Friday, September 30, 2016

Jean-Marc Foussat w/Joao Camoes and Marialuisa Capurso

João Camões & Jean-Marc Foussat - À La Face Du Ciel ‎(Shhpuma, 2016) ****
Marialuisa Capurso & Jean-Marc Foussat – En Respirant (Fou, 2016) ***½



By Dan Sorrells

Playing in a duo with electronics shaman Jean-Marc Foussat must be like discovering what instrument your partner plays the moment the curtain rises—and perhaps more disturbingly, discovering minute to minute that it’s a number of instruments you’ve ever encountered before. Two recent duo recordings are as much about how traditional instruments respond to the frenetic, protean realm of electronics and synthesizers as about the power Foussat wields with such devices. À La Face Du Ciel pairs Foussat with Portuguese violist João Camões, while En Respirant is a duet with Italian singer and fellow electronicist Marialuisa Capurso.

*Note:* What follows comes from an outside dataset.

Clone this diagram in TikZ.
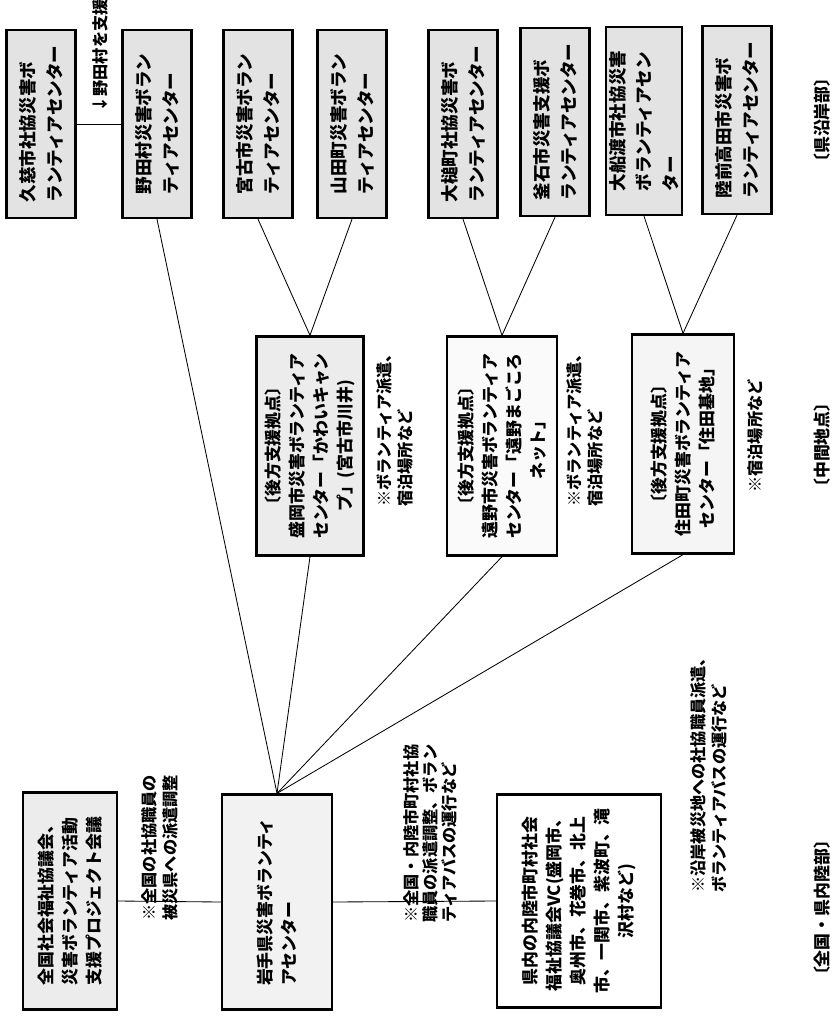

It’s tempting to view Foussat as the dominant force on À La Face Du Ciel, with Camões playing defense. This may be misleading however, if only because discerning when Foussat is being pro- or reactive is far from straightforward, and the unflappable Camões sounds as self-possessed in responding as he does when he takes the lead. Earlier this year, I reviewed Bien Mental, the trio of Foussat, Camões, and Claude Parle. There, Parle’s sweeping accordion drones were the cohesive, binding element. Here, that role falls to Camões, as it is often difficult to follow everything Foussat is doing in detail. There’s an arc to each of the two pieces that’s drawn by the familiar timbre of Camões’ viola, an earthy, grounding force in a music that is otherwise extraterrestrial, interstellar.

“Suite Pour La Trosième Oreille” gets off to an abrasive start, and it’s unclear whether Camões is amplifying his viola, Foussat is manipulating it, or a mixture of the two. What’s immediately apparent is how near-sounding the recording is. Listening through headphones lends the impression of a concert from within—less that you’re in an aural space than your skull is the space. (“Do you hear that sound?” Daniel Higgs once asked. “Your resonating skull sound—the sweetly humming skull tone.”) It’s a fitting illusion for music that’s linear but constantly shifting, like the endless turns and warps of thought itself.

As always, I’m amazed at the sheer variety of effects Foussat produces. “Suite Pour La Trosième Oreille” eventually shifts into the rasp and buzz of a robotic cicada swarm. “Mécanique Verte” is oceanic, with Camões’ plinking pizzicato notes splashing in Foussat’s watery sampling. But what Foussat tosses into the mix never sounds like some jumbled grab-bag; it truly seems he has an encyclopedic knowledge of every strange timbre available to him, and chooses exactly the sound he intends for each moment. Camões often counters with lyrical, punctuated remarks, poking holes in Foussat’s enveloping sound. Still, in one rather disconcerting moment towards the end of the record, it sounds like Camões simply evaporates into computer bleeps and bloops, finally succumbing to the digital onslaught.

En Respirant is more programmatic, briskly changing ideas and approaches. The music here is about subverting—even destroying—some of our most strongly-held aural associations by playing with the human voice, which by the very wiring of our brains we can never fail to address. Both Foussat and Capurso use their voices as fuel for their electronics, distorting them beyond all recognition but periodically revealing flashes of the human source. Paradoxically, this allows some of the most conventional moments to be the most powerful – towards the end of “Osmosis,” after a thorough deconstruction of anything resembling humanity, the sound drops away to Foussat’s electronic shimmer, and Capurso enters with a simple, hymnal melody, vocal loops slowly breaking away and diverging in a haunting canon.

“Purple Future” playfully contrasts Capurso’s voicings with those of seagulls, something that sounds ridiculous, but feels logical in the psychedelic swirl the two have conjured. The track moves from trippy to soothing to rather menacing while preserving many of the same elements. By adding and subtracting sounds, the context of others is rebuilt on the fly: nighttime insects change in a moment from summertime soundtrack to rapidly encroaching swarm.

Both À La Face Du Ciel and En Respirant document fascinating strategies for dealing with the “problem” of Foussat: Camões, by using virtuosity and ingenuity to confront him on the viola’s terms; Capurso, by blending into the electronic wash and addressing his challenges from the inside out.